August 2025: Early Amphibian Micropholis stowi Huxley
SNSB-BSPG 1934 VIII 43
Early Triassic, c. 245 Ma
Donnybrook, South Africa
Modern amphibians are divided into three groups: the gymnophionans (caudate), the caudates (salamanders), and the anurans (frogs). Frogs are by far the most species-rich of these (more than 7,800 of the almost 9,000 current amphibian species) and one of the most highly specialized groups of amphibians. Due to the significant anatomical differences between modern groups, it was long uncertain whether all modern amphibians are descendants from a common ancestor or whether they descended from different ancient amphibian groups. We now know that modern amphibians have a common ancestor, and this ancestor belongs to the group of temnospondyls, an important evolutionary lineage within the amphibians, which also includes Micropholis (Fig. 1). The ancient representatives of the temnospondyls (excluding modern lineages) occur from the Early Carboniferous (about 350 million years ago) to the Late Early Cretaceous (about 115 million years ago), with the group reaching its peak in the Triassic period. Anatomically, they resemble most modern salamanders, although the skull is much more strongly ossified and still has a parietal foramen on the upper surface (Fig. 2).

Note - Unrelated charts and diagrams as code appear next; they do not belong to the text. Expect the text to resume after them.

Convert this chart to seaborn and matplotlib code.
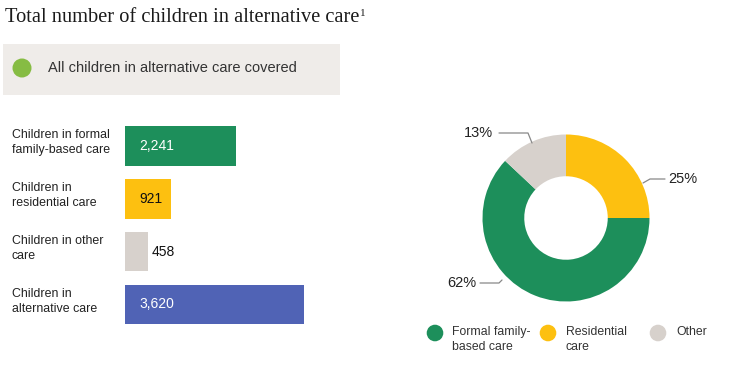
import matplotlib
matplotlib.use("Agg")
import matplotlib.pyplot as plt
import matplotlib.transforms as mtransforms
from matplotlib.patches import Rectangle, Circle
import seaborn as sns
import pandas as pd

sns.set_theme(style="white")
plt.rcParams['font.family'] = ['Liberation Sans', 'DejaVu Sans']

# ---- data ----
bar_categories = ["Children in formal\nfamily-based care", "Children in\nresidential care",
                  "Children in other\ncare", "Children in\nalternative care"]
bar_values = [2241, 921, 458, 3620]
bar_labels = ["2,241", "921", "458", "3,620"]
bar_colors = ["#1D8F5B", "#FDC010", "#D7D1CC", "#5063B5"]

donut_categories = ["Residential care", "Formal family-based care", "Other"]
donut_values = [25, 62, 13]
donut_labels = ["25%", "62%", "13%"]
donut_colors = ["#FDC010", "#1D8F5B", "#D7D1CC"]

legend_labels = ["Formal family-\nbased care", "Residential\ncare", "Other"]
legend_colors = ["#1D8F5B", "#FDC010", "#D7D1CC"]

title = "Total number of children in alternative care"
title_sup = "1"
box_text = "All children in alternative care covered"

W, H = 742, 372
fig = plt.figure(figsize=(W / 100, H / 100), dpi=100)
fig.patch.set_facecolor("white")

def fx(px):
    return px / W

def fy(py):
    return 1 - py / H

TXT = "#222222"

# title
t = fig.text(fx(5), fy(18), title, fontsize=14.7, family=['Liberation Serif', 'DejaVu Serif'],
             color="#1a1a1a", va="center", ha="left")
fig.canvas.draw()
bb = t.get_window_extent()
fig.text(bb.x1 / W + fx(1), fy(13), title_sup, fontsize=8,
         family=['Liberation Serif', 'DejaVu Serif'], color="#1a1a1a", va="center", ha="left")

# gray box
fig.patches.append(Rectangle((fx(3), fy(95)), fx(337), 51 / H, transform=fig.transFigure,
                             facecolor="#EFECE9", edgecolor="none", zorder=0))
fig.patches.append(Circle((22, H - 68), 9.5, transform=None, facecolor="#86BC43",
                          edgecolor="none", zorder=1))
fig.text(fx(48), fy(68), box_text, fontsize=10.5, color="#333333", va="center", ha="left")

# ---- bar chart ----
spacing = 52.9
top_center = 145.8
ax_top = top_center - spacing / 2
ax_bottom = ax_top + 4 * spacing
bar_left_px = 125
scale = 179 / 3620  # px per unit
ax_width_px = 200
ax = fig.add_axes([fx(bar_left_px), fy(ax_bottom), fx(ax_width_px), (ax_bottom - ax_top) / H])
df = pd.DataFrame({"category": bar_categories, "value": bar_values})
sns.barplot(data=df, x="value", y="category", hue="category", palette=bar_colors,
            legend=False, ax=ax, width=0.75, orient="h", saturation=1, linewidth=0)
ax.set_xlim(0, ax_width_px / scale)
ax.set_ylim(3.5, -0.5)
ax.axis("off")

blend = mtransforms.blended_transform_factory(fig.transFigure, ax.transData)
label_colors = ["white", "#111111", "#111111", "white"]
for i, (cat, val, lab) in enumerate(zip(bar_categories, bar_values, bar_labels)):
    ax.text(fx(12), i - 0.06, cat, transform=blend, fontsize=8.9, color=TXT,
            va="center", ha="left", linespacing=1.4)
    if val * scale > 30:
        ax.annotate(lab, xy=(0, i), xytext=(14, 0), textcoords="offset pixels",
                    fontsize=10, color=label_colors[i], va="center", ha="left")
    else:
        ax.annotate(lab, xy=(val, i), xytext=(4, 0), textcoords="offset pixels",
                    fontsize=10, color=label_colors[i], va="center", ha="left")

# ---- donut ----
cx, cy, r = 566, 218, 83.5
ax2 = fig.add_axes([fx(cx - r), fy(cy + r), fx(2 * r), 2 * r / H])
ax2.pie(donut_values, colors=donut_colors, startangle=90, counterclock=False,
        wedgeprops=dict(width=0.5, edgecolor="white", linewidth=0), radius=1)
ax2.set_xlim(-1, 1)
ax2.set_ylim(-1, 1)
ax2.set_aspect("auto")
ax2.axis("off")

def d(px, py):
    return ((px - cx) / r, (cy - py) / r)

line_kw = dict(color="#888888", lw=0.9, clip_on=False)
# 25%
pts = [d(643, 183), d(650, 179), d(665, 179)]
ax2.plot([p[0] for p in pts], [p[1] for p in pts], **line_kw)
ax2.text(*d(668, 179), donut_labels[0], fontsize=10.5, color=TXT, va="center", ha="left")
# 62%
pts = [d(502, 280), d(499, 283), d(480, 283)]
ax2.plot([p[0] for p in pts], [p[1] for p in pts], **line_kw)
ax2.text(*d(476, 283), donut_labels[1], fontsize=10.5, color=TXT, va="center", ha="right")
# 13%
pts = [d(532, 143), d(528, 133), d(499, 133)]
ax2.plot([p[0] for p in pts], [p[1] for p in pts], **line_kw)
ax2.text(*d(493, 133), donut_labels[2], fontsize=10.5, color=TXT, va="center", ha="right")

# legend
leg_pos = [(435, 452), (548, 566), (658, 676)]
for (cxp, tx), lab, col in zip(leg_pos, legend_labels, legend_colors):
    fig.patches.append(Circle((cxp, H - 333), 8.3, transform=None, facecolor=col,
                              edgecolor="none"))
    fig.text(fx(tx), fy(326), lab, fontsize=8.8, color="#333333", va="top", ha="left",
             linespacing=1.35)

fig.savefig("out.png", dpi=100, facecolor="white")
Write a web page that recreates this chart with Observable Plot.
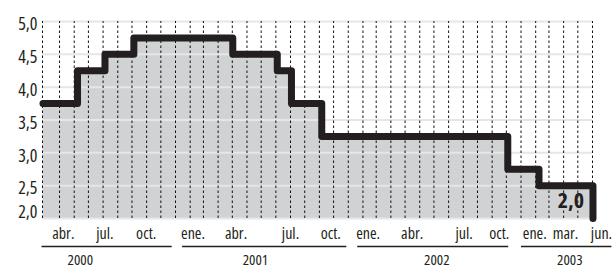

Like most temnospondyls, Micropholis was a semiaquatic animal that lived primarily in bodies of water such as ponds, lakes, and rivers, feeding on small fish and invertebrates. It is striking that mass aggregations of such temnospondyls, such as the one on display here, are quite common in South African sites. The explanation for this can be found in the climate of the time: During the Early Triassic period, the supercontinent Pangaea, which united all present-day continents, had reached its greatest integration. This enormous accumulation of continental mass, surrounded by a vast ocean, led to extreme weather conditions that turned large parts of the continent’s interior into deserts, while in many coastal areas, torrential rains alternated with periods of extreme drought. During the dry periods, small ponds and lakes often dried up. The amphibians living in them retreated to ever-shrinking bodies of water until these, too, dried out, leaving the densely packed carcasses of the animals behind—and in ideal cases, they turned into fossils.